Currently, ESPN holds telecasting rights for popular professional and college sports programming like the NFL (National Football League), the NBA (National Basketball Association), and NASCAR (National Association for Stock Car Auto Racing).
However, these sports telecasting rights are expensive. As we already saw, ESPN has reportedly paid $1.47 billion to the NBA as part of its renewal deal. That’s three times more than the NBA’s earlier fee of $485 million. This allows ESPN to allegedly charge a high carriage fee of $6.61 per subscriber per month, the highest of any TV channel.
Troubled times for ESPN
The ESPN revenue has come under competitive pressure due to rivals like 21st Century Fox’s (FOXA) Fox Sports and Comcast’s (CMCSA) NBC, which are aggressively pursuing sports telecasting rights.
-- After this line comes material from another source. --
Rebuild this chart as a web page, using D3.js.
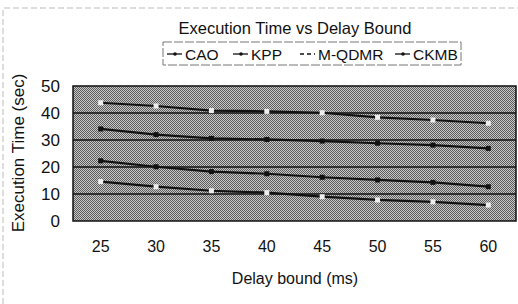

You can get a diversified exposure to 21st Century Fox by investing in the iShares Core S&P 500 ETF (IVV), which holds 0.32% of the stock.
In addition to this pressure, ESPN’s programming costs have also increased substantially due to higher rights costs for the NFL and the launch of the SEC Network.
It remains to be seen how Disney’s ESPN battles will erode its subscriber base and affect costs and competition.